Antes de chegar ao século XX, descobrimos os Olhos de Boi, uns dos primeiros selos postais do mundo, e paramos, emocionados, não tanto na gloriosa bandeira de uma nova nação onde o Amor positivista ficou de fora “por concisão textual”, mas na extraordinária primeira página do jornal A Província de São Paulo de 16 de novembro de 1889, composta apenas por um barrete frígio e as palavras “VIVA A REPUBLICA”. Logo nesse capítulo é notório o desafio da eleição pelos autores de peças gráficas de exemplo e exceção, mas também o tenso mas necessário equilíbrio entre exemplos de erudição e apelo popular, vanguarda e sucesso comercial que façam justiça à história dessa arte aplicada.

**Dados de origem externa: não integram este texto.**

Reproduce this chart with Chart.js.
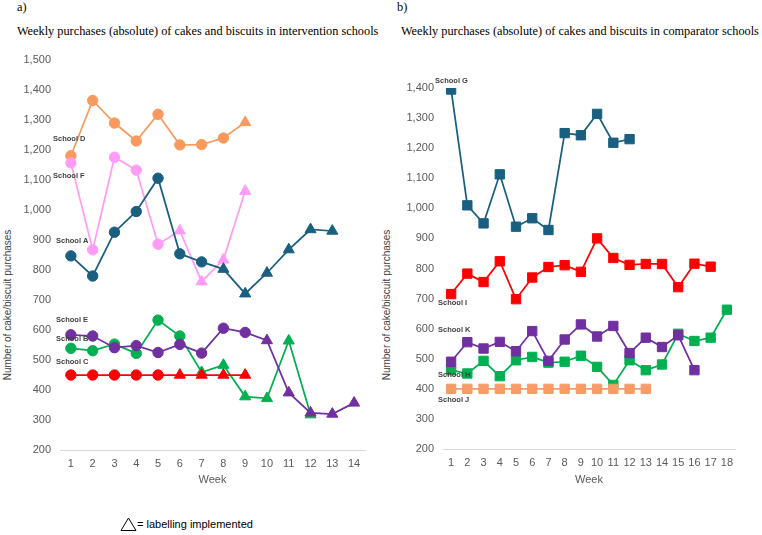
<!DOCTYPE html>
<html>
<head>
<meta charset="utf-8">
<script src="https://cdn.jsdelivr.net/npm/chart.js@4.4.1/dist/chart.umd.min.js"></script>
<style>
  body { margin: 0; width: 762px; height: 535px; background: #fff; position: relative; overflow: hidden; }
  .serif { position: absolute; font-family: "Liberation Serif", "Times New Roman", serif; font-size: 12.3px; color: #000; white-space: nowrap; }
  .ytitle { position: absolute; font-family: "Liberation Sans", Arial, sans-serif; font-size: 10px; color: #404040; white-space: nowrap; transform: translate(-50%, -50%) rotate(-90deg); }
  .note { position: absolute; font-family: "Liberation Sans", Arial, sans-serif; font-size: 11px; color: #000; white-space: nowrap; }
  #left { position: absolute; left: 0; top: 0; }
  #right { position: absolute; left: 385px; top: 0; }
</style>
</head>
<body>
<div class="serif" style="left:17px; top:0px;">a)</div>
<div class="serif" style="left:17px; top:24px;">Weekly purchases (absolute) of cakes and biscuits in intervention schools</div>
<div class="serif" style="left:397px; top:0px;">b)</div>
<div class="serif" style="left:401px; top:24px;">Weekly purchases (absolute) of cakes and biscuits in comparator schools</div>
<div class="ytitle" style="left:7px; top:305px;">Number of cake/biscuit purchases</div>
<div class="ytitle" style="left:386px; top:305px;">Number of cake/biscuit purchases</div>
<canvas id="left" width="385" height="495"></canvas>
<canvas id="right" width="377" height="495"></canvas>
<svg style="position:absolute; left:120px; top:517px;" width="18" height="15"><polygon points="8.5,1 16,13.5 1,13.5" fill="none" stroke="#000" stroke-width="1"/></svg>
<div class="note" style="left:137px; top:518px;">= labelling implemented</div>
<script>
// weeks
const weeksA = ['1', '2', '3', '4', '5', '6', '7', '8', '9', '10', '11', '12', '13', '14'];
const weeksB = ['1', '2', '3', '4', '5', '6', '7', '8', '9', '10', '11', '12', '13', '14', '15', '16', '17', '18'];

// intervention schools (a)
const schoolD = [1181, 1365, 1290, 1230, 1319, 1217, 1218, 1240, 1292];
const schoolF = [1157, 867, 1176, 1133, 886, 931, 761, 834, 1063];
const schoolA = [847, 780, 926, 995, 1106, 854, 827, 803, 721, 790, 868, 935, 930];
const schoolE = [584, 580, 541, 548, 525, 552, 523, 606, 592, 565, 391, 324, 320, 357];
const schoolB = [539, 531, 553, 522, 633, 580, 459, 483, 378, 372, 564, 318];
const schoolC = [450, 450, 450, 450, 450, 450, 450, 450, 450];
// week in which labelling started
const labelStart = { D: 9, F: 6, A: 8, E: 10, B: 7, C: 6 };

// comparator schools (b)
const schoolG = [1395, 1010, 950, 1113, 939, 967, 928, 1250, 1243, 1314, 1218, 1230];
const schoolI = [715, 783, 755, 824, 698, 770, 805, 811, 789, 900, 835, 812, 815, 815, 738, 816, 806];
const schoolK = [490, 555, 534, 556, 525, 592, 493, 564, 614, 574, 609, 519, 570, 539, 578, 462];
const schoolH = [462, 451, 493, 442, 495, 506, 487, 490, 510, 473, 413, 495, 462, 481, 583, 559, 570, 663];
const schoolJ = [400, 400, 400, 400, 400, 400, 400, 400, 400, 400, 400, 400, 400];

const FONT = '"Liberation Sans", Arial, sans-serif';
const TICK = '#595959';

// draws the "School X" tags next to the first point of each line
const schoolLabels = {
  id: 'schoolLabels',
  afterDatasetsDraw(chart, args, opts) {
    const ctx = chart.ctx;
    const y = chart.scales.y;
    ctx.save();
    ctx.font = 'bold 7.5px ' + FONT;
    ctx.fillStyle = '#404040';
    ctx.textBaseline = 'middle';
    ctx.textAlign = 'left';
    opts.items.forEach(it => {
      ctx.fillText(it.text, chart.chartArea.left + it.dx, y.getPixelForValue(it.at));
    });
    ctx.restore();
  }
};

function interventionSet(data, color, start) {
  return {
    data: data,
    borderColor: color,
    backgroundColor: color,
    borderWidth: 1.75,
    pointBorderColor: color,
    pointBorderWidth: 1,
    pointStyle: ctx => (ctx.dataIndex + 1 >= start ? 'triangle' : 'circle'),
    pointRadius: ctx => (ctx.dataIndex + 1 >= start ? 6.4 : 5.2),
    tension: 0
  };
}

function comparatorSet(data, color) {
  return {
    data: data,
    borderColor: color,
    backgroundColor: color,
    borderWidth: 1.75,
    pointBorderColor: color,
    pointBorderWidth: 1,
    pointStyle: 'rect',
    pointRadius: 6.6,
    tension: 0
  };
}

function baseOptions(yMax, padding, yWidth, xHeight, labels) {
  return {
    responsive: false,
    animation: false,
    devicePixelRatio: 1,
    layout: { padding: padding },
    plugins: {
      legend: { display: false },
      tooltip: { enabled: false },
      schoolLabels: { items: labels }
    },
    scales: {
      x: {
        offset: true,
        grid: { display: false, drawTicks: false },
        border: { display: true, color: '#d9d9d9', width: 1 },
        ticks: { color: TICK, font: { family: FONT, size: 11 }, padding: 7, autoSkip: false, maxRotation: 0 },
        title: { display: true, text: 'Week', color: TICK, font: { family: FONT, size: 11 }, padding: { top: 0, bottom: 8 } },
        afterFit: s => { s.height = xHeight; }
      },
      y: {
        min: 200,
        max: yMax,
        grid: { display: false, drawTicks: false },
        border: { display: false },
        ticks: {
          stepSize: 100,
          color: TICK,
          font: { family: FONT, size: 11 },
          padding: 9,
          callback: v => v.toLocaleString('en-US')
        },
        afterFit: s => { s.width = yWidth; }
      }
    }
  };
}

new Chart(document.getElementById('left').getContext('2d'), {
  type: 'line',
  data: {
    labels: weeksA,
    datasets: [
      interventionSet(schoolC, '#ff0000', labelStart.C),
      interventionSet(schoolE, '#7030a0', labelStart.E),
      interventionSet(schoolB, '#00b050', labelStart.B),
      interventionSet(schoolA, '#1a5f80', labelStart.A),
      interventionSet(schoolF, '#ff9cf7', labelStart.F),
      interventionSet(schoolD, '#f89a5e', labelStart.D)
    ]
  },
  options: baseOptions(1500, { top: 60, right: 20, left: 0, bottom: 0 }, 60, 45, [
    { text: 'School D', at: 1237, dx: -7 },
    { text: 'School F', at: 1114, dx: -7 },
    { text: 'School A', at: 898, dx: -4 },
    { text: 'School E', at: 633, dx: -4 },
    { text: 'School B', at: 570, dx: -4 },
    { text: 'School C', at: 493, dx: -4 }
  ]),
  plugins: [schoolLabels]
});

new Chart(document.getElementById('right').getContext('2d'), {
  type: 'line',
  data: {
    labels: weeksB,
    datasets: [
      comparatorSet(schoolG, '#1a5f80'),
      comparatorSet(schoolI, '#ff0000'),
      comparatorSet(schoolK, '#7030a0'),
      comparatorSet(schoolJ, '#f99b66'),
      comparatorSet(schoolH, '#00b050')
    ]
  },
  options: baseOptions(1400, { top: 88, right: 27, left: 0, bottom: 0 }, 58, 46, [
    { text: 'School G', at: 1423, dx: -8 },
    { text: 'School I', at: 687, dx: -5 },
    { text: 'School K', at: 596, dx: -5 },
    { text: 'School H', at: 447, dx: -5 },
    { text: 'School J', at: 364, dx: -5 }
  ]),
  plugins: [schoolLabels]
});
</script>
</body>
</html>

Nos anos 1960 e 1970, o funcionalismo da escola de Ulm encontra a indústria brasileira nas dezenas de sinais criados por Alexandre Wollner. Muitas das empresas, marcas e produtos a que ele deu uma face gráfica não sobreviveram porém a falências, fusões, aquisições ou tão só às ações de redesign exigidas pelo marketing nas décadas seguintes. A autoria ainda por atribuir de outras marcas e sinais, como as Havaianas ou a Varig, revela a urgência de designers e investigadores vasculharem arquivos, mas também de encontrarem e conversarem com os intervenientes ainda vivos desses projetos.
Salvo raras exceções, as imagens impressas neste livro correspondem a artefatos que resultam da múltipla replicação de um projeto. Não são reproduções de obras de arte únicas e preciosas. Não são originais. São imagens de coisas que podem ser encontradas em museus, arquivos e bibliotecas, mas também em sebos ou gavetas fechadas há muito em nossas casas. Ou ainda em leilões ou classificados na internet. Isso faz que ler esse livro nos leve a procurar, e até adquirir, os seus conteúdos. Foi precisamente isso que fiz quando procurei na internet uma das minhas imagens favoritas do livro: o cartaz do filme Brasil Verdade. Encontrei-o à venda – ou melhor, uma reprodução do projeto de Fernando Lemos de 1968, cujo estado vivido e carimbo da censura mostraram ser da época – no site mercadolivre.com. Por R$ 40 reais. Comprei-o de imediato.